LiDAM: Semi-Supervised Learning with Localized Domain Adaptation and Iterative Matching
This work addresses the challenge of reducing labeling costs in machine learning for practitioners, though it appears incremental as it builds on existing semi-supervised techniques.
The paper tackles the problem of expensive data labeling by proposing LiDAM, a semi-supervised learning method that combines domain adaptation and self-paced learning to improve model training with limited labeled data, achieving state-of-the-art performance on CIFAR-100 with 73.50% accuracy using 2500 labels, outperforming FixMatch at 71.82%.

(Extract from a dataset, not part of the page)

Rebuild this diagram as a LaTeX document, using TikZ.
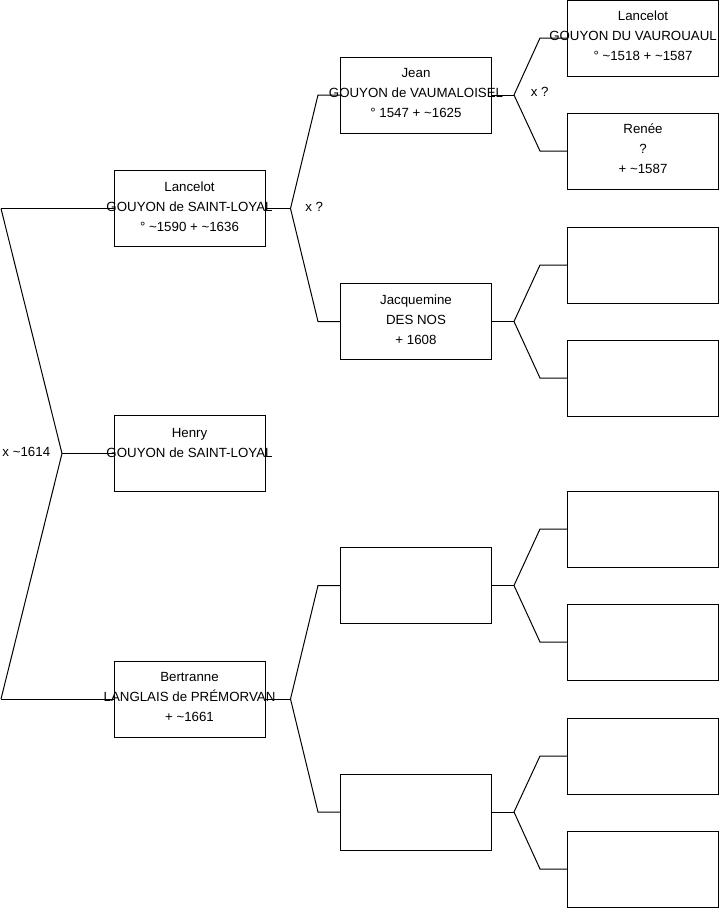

Although data is abundant, data labeling is expensive. Semi-supervised learning methods combine a few labeled samples with a large corpus of unlabeled data to effectively train models. This paper introduces our proposed method LiDAM, a semi-supervised learning approach rooted in both domain adaptation and self-paced learning. LiDAM first performs localized domain shifts to extract better domain-invariant features for the model that results in more accurate clusters and pseudo-labels. These pseudo-labels are then aligned with real class labels in a self-paced fashion using a novel iterative matching technique that is based on majority consistency over high-confidence predictions. Simultaneously, a final classifier is trained to predict ground-truth labels until convergence. LiDAM achieves state-of-the-art performance on the CIFAR-100 dataset, outperforming FixMatch (73.50% vs. 71.82%) when using 2500 labels.